Qu’est-ce que le matérialisme scientifique ?

Jean Bricmont

Citer
  En général, les dogmes matérialistes n’ont pas été édifiés par des gens qui aimaient les dogmes, mais par des gens qui pensaient que rien de moins net ne leur permettrait de combattre les dogmes qu’ils n’aimaient pas. Ils étaient dans la situation de gens qui lèvent des armées pour défendre la paix (1).

    Bertrand Russell

1. Le matérialisme : oui, mais lequel ?

Lorsque La Raison a rendu compte de notre livre en disant que Sokal et Bricmont défendaient le matérialisme scientifique (2), j’étais à la fois surpris, content et perplexe.

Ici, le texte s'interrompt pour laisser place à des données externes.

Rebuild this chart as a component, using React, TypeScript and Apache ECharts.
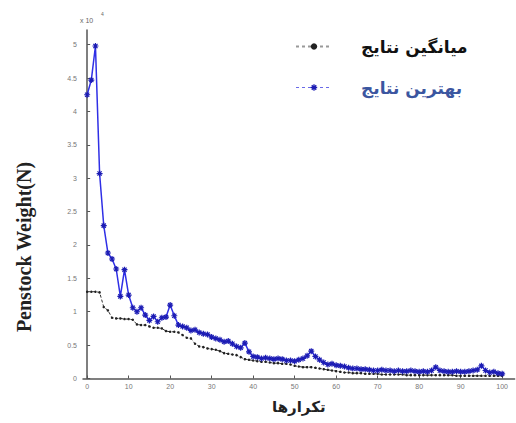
import React, { useEffect, useRef } from "react";
import * as echarts from "echarts";

// Values in units of 10^4 N, iterations 0..100
const bestValues = [
  4.25, 4.47, 4.98, 3.07, 2.29, 1.88, 1.79, 1.64, 1.23, 1.63,
  1.25, 1.06, 1.0, 1.06, 0.95, 0.87, 0.93, 0.85, 0.91, 0.92,
  1.1, 0.94, 0.8, 0.78, 0.76, 0.72, 0.73, 0.69, 0.67, 0.66,
  0.62, 0.6, 0.58, 0.55, 0.56, 0.52, 0.48, 0.46, 0.53, 0.4,
  0.33, 0.32, 0.3, 0.31, 0.3, 0.29, 0.3, 0.29, 0.27, 0.27,
  0.26, 0.28, 0.3, 0.34, 0.41, 0.33, 0.28, 0.24, 0.21, 0.22,
  0.2, 0.19, 0.18, 0.16, 0.15, 0.15, 0.14, 0.14, 0.13, 0.12,
  0.12, 0.13, 0.12, 0.12, 0.11, 0.12, 0.11, 0.11, 0.12, 0.11,
  0.1, 0.11, 0.1, 0.12, 0.17, 0.12, 0.11, 0.1, 0.1, 0.11,
  0.1, 0.1, 0.11, 0.12, 0.13, 0.19, 0.12, 0.09, 0.1, 0.08,
  0.07,
];

const meanValues = [
  1.3, 1.3, 1.3, 1.29, 1.07, 1.02, 0.91, 0.9, 0.9, 0.89,
  0.89, 0.88, 0.81, 0.8, 0.8, 0.78, 0.76, 0.76, 0.75, 0.71,
  0.7, 0.7, 0.69, 0.65, 0.61, 0.6, 0.52, 0.48, 0.47, 0.45,
  0.44, 0.43, 0.41, 0.38, 0.37, 0.36, 0.35, 0.32, 0.29, 0.28,
  0.27, 0.26, 0.25, 0.25, 0.24, 0.23, 0.23, 0.22, 0.22, 0.21,
  0.19, 0.18, 0.17, 0.17, 0.17, 0.16, 0.15, 0.14, 0.13, 0.12,
  0.11, 0.1, 0.09, 0.09, 0.08, 0.08, 0.08, 0.07, 0.07, 0.07,
  0.07, 0.06, 0.06, 0.06, 0.06, 0.06, 0.06, 0.05, 0.05, 0.05,
  0.05, 0.05, 0.05, 0.05, 0.05, 0.05, 0.05, 0.05, 0.05, 0.04,
  0.04, 0.04, 0.04, 0.04, 0.04, 0.04, 0.04, 0.04, 0.04, 0.04,
  0.04,
];

const xTicks = [0, 10, 20, 30, 40, 50, 60, 70, 80, 90, 100];
const yTicks = [0, 0.5, 1, 1.5, 2, 2.5, 3, 3.5, 4, 4.5, 5];

const meanName = "میانگین نتایج";
const bestName = "بهترین نتایج";
const xName = "تکرارها";
const yName = "Penstock Weight(N)";

const starPath =
  "path://M8 0H12V20H8Z M0 8H20V12H0Z M1.6 4.4L4.4 1.6L18.4 15.6L15.6 18.4Z M15.6 1.6L18.4 4.4L4.4 18.4L1.6 15.6Z";

export default function App() {
  const ref = useRef<HTMLDivElement>(null);
  useEffect(() => {
    if (!ref.current) return;
    const chart = echarts.init(ref.current, undefined, { renderer: "svg" });
    const axisColor = "#555";
    chart.setOption({
      animation: false,
      backgroundColor: "#fff",
      grid: { left: 83, right: 1.4, top: 30, bottom: 44.5 },
      legend: {
        orient: "vertical",
        left: 290,
        top: 33,
        itemWidth: 36,
        itemHeight: 8,
        itemGap: 24,
        textStyle: {
          fontSize: 17,
          fontWeight: "bold",
          fontFamily: "DejaVu Sans, sans-serif",
          padding: [0, 0, 0, 24],
        },
        data: [
          {
            name: meanName,
            textStyle: { color: "#111" },
            lineStyle: { color: "#999", type: [3, 3] },
          },
          {
            name: bestName,
            textStyle: { color: "#3b56a0" },
            lineStyle: { color: "#6a6ae8", type: [3, 3], width: 1 },
          },
        ],
      },
      xAxis: {
        type: "value",
        min: -1,
        max: 103,
        name: xName,
        nameLocation: "middle",
        nameGap: 21,
        nameTextStyle: {
          fontSize: 15,
          fontWeight: "bold",
          color: "#222",
          fontFamily: "DejaVu Sans, sans-serif",
        },
        axisLine: { show: true, lineStyle: { color: axisColor, width: 1.5 } },
        axisTick: {
          show: true,
          inside: true,
          length: 3,
          customValues: xTicks,
          lineStyle: { color: axisColor },
        },
        axisLabel: {
          customValues: xTicks,
          fontSize: 7,
          color: "#777",
          margin: 4,
        },
        splitLine: { show: false },
      },
      yAxis: {
        type: "value",
        min: 0,
        max: 5.22,
        axisLine: { show: true, lineStyle: { color: axisColor, width: 1.5 } },
        axisTick: {
          show: true,
          inside: true,
          length: 3,
          customValues: yTicks,
          lineStyle: { color: axisColor },
        },
        axisLabel: {
          customValues: yTicks,
          fontSize: 7,
          color: "#777",
          margin: 6,
          formatter: (v: number) => String(v),
        },
        splitLine: { show: false },
      },
      graphic: [
        {
          type: "text",
          x: 24,
          y: 247,
          rotation: Math.PI / 2,
          style: {
            text: yName,
            fontSize: 20,
            fontWeight: "bold",
            fontFamily: "Liberation Serif, serif",
            fill: "#222",
            textAlign: "center",
            textVerticalAlign: "middle",
          },
        },
        {
          type: "text",
          x: 80,
          y: 20,
          style: {
            text: "x 10",
            fontSize: 7,
            fill: "#666",
            textVerticalAlign: "middle",
          },
        },
        {
          type: "text",
          x: 101,
          y: 14,
          style: {
            text: "4",
            fontSize: 5,
            fill: "#666",
            textVerticalAlign: "middle",
          },
        },
      ],
      series: [
        {
          name: meanName,
          type: "line",
          data: meanValues.map((v, i) => [i, v]),
          symbol: "circle",
          symbolSize: 2.5,
          itemStyle: { color: "#222" },
          lineStyle: { color: "#333", width: 1, type: [3, 2] },
          z: 2,
        },
        {
          name: bestName,
          type: "line",
          data: bestValues.map((v, i) => [i, v]),
          symbol: starPath,
          symbolSize: 6,
          itemStyle: { color: "#1c1cb4" },
          lineStyle: { color: "#2f2fe6", width: 1.5 },
          z: 3,
        },
      ],
    });
    return () => chart.dispose();
  }, []);
  return (
    <div
      ref={ref}
      style={{ position: "fixed", left: 0, top: 0, width: 516, height: 423 }}
    />
  );
}
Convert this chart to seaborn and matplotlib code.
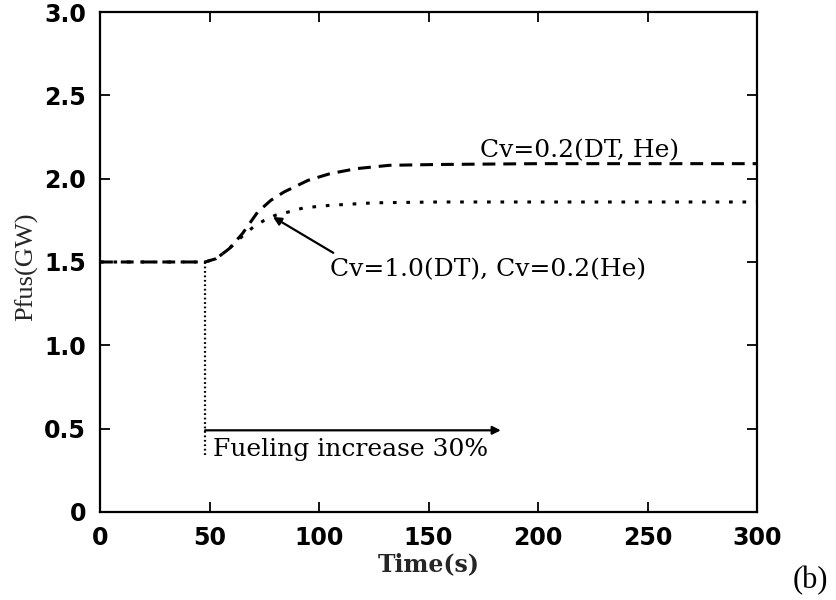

Surpris parce que nous n’utilisons pas ce terme ; content parce qu’il était, sous la plume de l’auteur du compte-rendu, clairement approbatif ; et perplexe parce que je ne crois pas que tout le monde désigne la même chose par l’expression " matérialisme scientifique " . Mon but ici sera d’essayer d’expliquer les différents sens qu’on peut attribuer à cette expression et lequel me semble devoir être défendu (tout en reconnaissant que ce problème est fort compliqué et que je ne prétends pas avoir la seule solution satisfaisante). Tout d’abord le mot " matérialisme ", sans l’adjectif " scientifique ", a été utilisé dans des sens divers au cours de l’histoire : matérialisme antique, matérialisme des Lumières, ou matérialisme historique et dialectique que les marxistes ont opposé à ce qu’ils ont appelé le matérialisme " mécaniste ". Pour y voir plus clair, commençons par ce qu’être " matérialiste " peut signifier pour le sens commun (au-delà de l’image du jouisseur cupide) : quelqu’un qui ne croit ni aux dieux, ni aux diables, ni à la vie après la mort, ni aux sorcières, astrologues et autres charlatans. Mais cette définition, purement négative, ne satisfera pas un esprit un tant soit peu philosophique : Diderot, Engels, Freud, Russell, Monod et Sartre étaient tous " matérialistes " dans ce sens-là (3) et clairement pas mal de choses les séparent.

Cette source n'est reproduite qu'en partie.